[Dataset rows]
>>

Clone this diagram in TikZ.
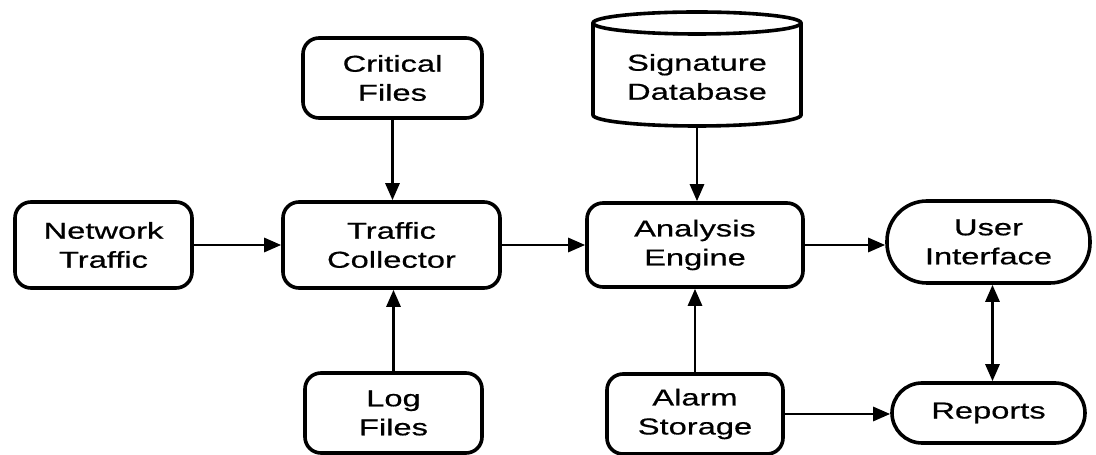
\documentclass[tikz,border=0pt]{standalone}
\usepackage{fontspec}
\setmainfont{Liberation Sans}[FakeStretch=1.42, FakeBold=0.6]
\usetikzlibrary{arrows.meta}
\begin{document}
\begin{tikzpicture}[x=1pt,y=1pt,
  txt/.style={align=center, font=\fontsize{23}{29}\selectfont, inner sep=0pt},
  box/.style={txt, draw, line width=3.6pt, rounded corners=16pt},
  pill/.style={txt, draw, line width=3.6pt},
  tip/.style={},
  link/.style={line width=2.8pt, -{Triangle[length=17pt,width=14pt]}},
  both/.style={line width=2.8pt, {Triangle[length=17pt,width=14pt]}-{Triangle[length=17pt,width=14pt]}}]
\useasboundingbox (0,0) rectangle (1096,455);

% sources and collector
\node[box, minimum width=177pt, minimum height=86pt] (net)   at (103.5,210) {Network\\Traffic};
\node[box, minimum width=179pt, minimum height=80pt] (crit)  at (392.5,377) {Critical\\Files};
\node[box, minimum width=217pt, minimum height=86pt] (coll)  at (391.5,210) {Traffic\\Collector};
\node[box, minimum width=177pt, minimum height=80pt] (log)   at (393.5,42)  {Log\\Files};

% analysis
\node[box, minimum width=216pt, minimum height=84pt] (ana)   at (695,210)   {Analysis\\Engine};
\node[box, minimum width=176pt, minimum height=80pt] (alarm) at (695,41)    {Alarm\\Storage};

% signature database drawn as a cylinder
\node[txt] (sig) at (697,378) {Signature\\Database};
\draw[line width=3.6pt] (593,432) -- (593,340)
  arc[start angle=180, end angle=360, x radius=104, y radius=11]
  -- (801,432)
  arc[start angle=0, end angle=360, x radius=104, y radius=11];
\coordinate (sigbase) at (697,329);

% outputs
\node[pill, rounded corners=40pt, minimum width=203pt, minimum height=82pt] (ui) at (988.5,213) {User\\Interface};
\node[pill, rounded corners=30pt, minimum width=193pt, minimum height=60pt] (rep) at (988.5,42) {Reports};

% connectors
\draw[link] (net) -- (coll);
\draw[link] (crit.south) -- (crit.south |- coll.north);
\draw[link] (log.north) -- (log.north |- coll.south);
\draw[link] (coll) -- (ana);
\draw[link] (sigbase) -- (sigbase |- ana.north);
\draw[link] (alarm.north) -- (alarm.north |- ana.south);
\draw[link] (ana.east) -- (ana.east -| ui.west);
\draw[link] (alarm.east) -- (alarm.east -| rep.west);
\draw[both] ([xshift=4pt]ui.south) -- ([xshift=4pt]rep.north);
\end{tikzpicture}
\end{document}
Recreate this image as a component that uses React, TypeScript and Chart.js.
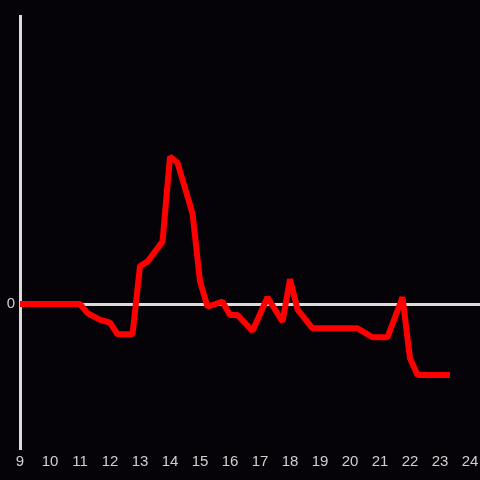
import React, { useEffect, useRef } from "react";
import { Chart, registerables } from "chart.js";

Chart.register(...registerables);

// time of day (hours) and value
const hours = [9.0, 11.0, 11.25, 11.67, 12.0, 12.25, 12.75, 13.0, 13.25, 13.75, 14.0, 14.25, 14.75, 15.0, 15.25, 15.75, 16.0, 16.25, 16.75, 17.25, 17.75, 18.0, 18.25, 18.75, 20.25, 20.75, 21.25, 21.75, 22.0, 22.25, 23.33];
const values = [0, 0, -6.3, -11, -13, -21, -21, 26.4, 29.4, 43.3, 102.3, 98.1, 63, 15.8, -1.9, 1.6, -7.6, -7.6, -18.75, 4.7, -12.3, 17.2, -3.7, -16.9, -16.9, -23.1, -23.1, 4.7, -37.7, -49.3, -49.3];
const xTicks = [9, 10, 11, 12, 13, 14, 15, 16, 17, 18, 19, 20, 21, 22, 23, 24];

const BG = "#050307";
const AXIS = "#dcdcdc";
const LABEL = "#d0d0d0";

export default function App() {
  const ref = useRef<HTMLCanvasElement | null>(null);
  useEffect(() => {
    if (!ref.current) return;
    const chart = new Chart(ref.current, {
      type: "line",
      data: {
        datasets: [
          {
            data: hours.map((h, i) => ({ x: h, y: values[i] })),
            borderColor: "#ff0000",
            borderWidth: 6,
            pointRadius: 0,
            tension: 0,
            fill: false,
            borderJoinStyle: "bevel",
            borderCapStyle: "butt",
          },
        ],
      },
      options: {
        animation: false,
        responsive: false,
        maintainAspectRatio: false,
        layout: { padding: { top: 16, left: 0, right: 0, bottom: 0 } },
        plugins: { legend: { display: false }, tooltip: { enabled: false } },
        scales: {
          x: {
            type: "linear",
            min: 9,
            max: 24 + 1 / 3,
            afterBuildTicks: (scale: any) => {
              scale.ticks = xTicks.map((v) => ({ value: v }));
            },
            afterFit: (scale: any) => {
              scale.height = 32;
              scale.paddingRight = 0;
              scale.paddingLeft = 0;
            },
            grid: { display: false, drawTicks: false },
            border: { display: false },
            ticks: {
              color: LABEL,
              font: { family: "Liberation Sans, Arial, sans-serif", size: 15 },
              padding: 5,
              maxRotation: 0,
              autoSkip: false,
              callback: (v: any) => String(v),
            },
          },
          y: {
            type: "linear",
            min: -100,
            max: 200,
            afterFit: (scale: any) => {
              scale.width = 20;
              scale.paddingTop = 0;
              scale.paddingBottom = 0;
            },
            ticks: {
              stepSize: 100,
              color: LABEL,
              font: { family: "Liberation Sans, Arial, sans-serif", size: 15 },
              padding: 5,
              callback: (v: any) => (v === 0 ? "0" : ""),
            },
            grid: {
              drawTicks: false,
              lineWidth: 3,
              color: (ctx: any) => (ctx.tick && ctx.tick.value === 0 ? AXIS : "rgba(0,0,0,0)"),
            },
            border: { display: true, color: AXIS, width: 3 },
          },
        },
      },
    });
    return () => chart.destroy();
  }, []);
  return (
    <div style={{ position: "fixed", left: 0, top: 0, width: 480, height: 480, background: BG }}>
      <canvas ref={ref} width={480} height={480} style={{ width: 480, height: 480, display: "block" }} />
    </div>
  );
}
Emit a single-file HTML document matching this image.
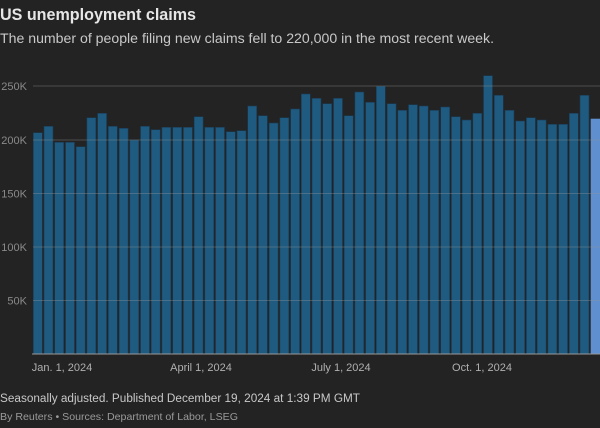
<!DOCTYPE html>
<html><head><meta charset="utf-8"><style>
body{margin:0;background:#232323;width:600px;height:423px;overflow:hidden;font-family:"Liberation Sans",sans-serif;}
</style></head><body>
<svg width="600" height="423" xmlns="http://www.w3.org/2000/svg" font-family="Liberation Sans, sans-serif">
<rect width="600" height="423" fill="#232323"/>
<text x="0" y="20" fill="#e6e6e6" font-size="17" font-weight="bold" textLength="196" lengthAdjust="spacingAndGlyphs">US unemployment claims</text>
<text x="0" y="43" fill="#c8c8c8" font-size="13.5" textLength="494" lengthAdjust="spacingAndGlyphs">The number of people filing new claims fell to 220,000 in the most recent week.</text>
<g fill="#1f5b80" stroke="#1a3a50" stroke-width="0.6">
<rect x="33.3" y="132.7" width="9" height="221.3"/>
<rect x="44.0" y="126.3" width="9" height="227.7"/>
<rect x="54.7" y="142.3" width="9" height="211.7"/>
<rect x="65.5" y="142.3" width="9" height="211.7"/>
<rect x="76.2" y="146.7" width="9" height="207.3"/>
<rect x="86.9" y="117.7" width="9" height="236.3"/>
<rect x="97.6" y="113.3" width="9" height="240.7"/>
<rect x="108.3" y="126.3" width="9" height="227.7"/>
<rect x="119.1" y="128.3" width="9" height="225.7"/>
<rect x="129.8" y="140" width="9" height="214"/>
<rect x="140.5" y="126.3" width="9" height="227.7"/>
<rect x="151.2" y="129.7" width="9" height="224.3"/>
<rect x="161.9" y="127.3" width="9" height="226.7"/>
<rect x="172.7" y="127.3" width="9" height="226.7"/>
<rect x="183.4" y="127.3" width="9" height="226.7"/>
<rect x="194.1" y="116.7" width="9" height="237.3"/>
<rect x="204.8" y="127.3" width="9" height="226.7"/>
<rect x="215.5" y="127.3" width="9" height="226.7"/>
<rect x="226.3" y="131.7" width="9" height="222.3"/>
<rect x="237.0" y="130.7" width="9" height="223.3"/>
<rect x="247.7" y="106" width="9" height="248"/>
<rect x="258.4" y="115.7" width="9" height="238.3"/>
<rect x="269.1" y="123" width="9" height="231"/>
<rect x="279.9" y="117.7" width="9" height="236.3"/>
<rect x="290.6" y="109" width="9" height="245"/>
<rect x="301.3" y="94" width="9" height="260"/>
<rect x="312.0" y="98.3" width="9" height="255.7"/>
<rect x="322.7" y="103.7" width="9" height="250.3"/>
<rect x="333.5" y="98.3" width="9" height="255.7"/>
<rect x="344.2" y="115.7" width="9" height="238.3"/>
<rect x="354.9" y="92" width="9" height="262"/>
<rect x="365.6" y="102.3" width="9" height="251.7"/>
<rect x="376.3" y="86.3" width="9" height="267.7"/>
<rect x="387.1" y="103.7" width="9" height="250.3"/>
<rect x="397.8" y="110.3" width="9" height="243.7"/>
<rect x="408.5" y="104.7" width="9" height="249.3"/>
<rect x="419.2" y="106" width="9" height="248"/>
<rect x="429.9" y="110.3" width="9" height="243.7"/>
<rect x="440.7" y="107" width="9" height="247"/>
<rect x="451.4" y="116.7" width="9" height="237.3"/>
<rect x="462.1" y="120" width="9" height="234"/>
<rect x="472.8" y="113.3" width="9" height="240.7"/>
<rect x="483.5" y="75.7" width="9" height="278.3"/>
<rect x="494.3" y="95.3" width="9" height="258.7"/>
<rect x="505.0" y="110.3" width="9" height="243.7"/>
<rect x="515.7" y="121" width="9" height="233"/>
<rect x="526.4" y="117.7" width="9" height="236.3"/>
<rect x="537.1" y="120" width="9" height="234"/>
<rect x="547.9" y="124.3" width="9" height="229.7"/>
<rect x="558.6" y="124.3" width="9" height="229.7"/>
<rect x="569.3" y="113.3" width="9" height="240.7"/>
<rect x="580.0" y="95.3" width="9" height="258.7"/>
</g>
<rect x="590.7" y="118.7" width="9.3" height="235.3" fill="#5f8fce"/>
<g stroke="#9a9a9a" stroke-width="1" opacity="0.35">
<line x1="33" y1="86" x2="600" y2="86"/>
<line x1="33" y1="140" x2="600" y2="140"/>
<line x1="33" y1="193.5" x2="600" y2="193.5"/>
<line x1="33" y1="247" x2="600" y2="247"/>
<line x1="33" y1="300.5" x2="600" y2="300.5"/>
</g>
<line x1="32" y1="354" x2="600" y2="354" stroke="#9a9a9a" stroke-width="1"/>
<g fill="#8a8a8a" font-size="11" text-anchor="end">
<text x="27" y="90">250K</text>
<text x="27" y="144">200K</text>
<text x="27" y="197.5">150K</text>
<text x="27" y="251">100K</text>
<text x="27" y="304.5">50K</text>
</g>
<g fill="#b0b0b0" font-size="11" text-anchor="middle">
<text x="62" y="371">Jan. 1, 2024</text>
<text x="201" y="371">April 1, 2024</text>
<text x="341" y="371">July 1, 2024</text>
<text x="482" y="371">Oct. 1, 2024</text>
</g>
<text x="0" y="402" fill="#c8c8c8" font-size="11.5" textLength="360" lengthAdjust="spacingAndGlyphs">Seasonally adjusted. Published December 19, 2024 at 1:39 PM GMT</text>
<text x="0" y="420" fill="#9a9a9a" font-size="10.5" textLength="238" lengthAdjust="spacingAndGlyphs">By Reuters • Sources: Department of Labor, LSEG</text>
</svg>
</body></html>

<<

### YOUR TASK
Gather every line from the listing above in which "React" appears, and copy those lines.

### COMPLETE ANSWER
Recreate this image as a component that uses React, TypeScript and Chart.js.
import React, { useEffect, useRef } from "react";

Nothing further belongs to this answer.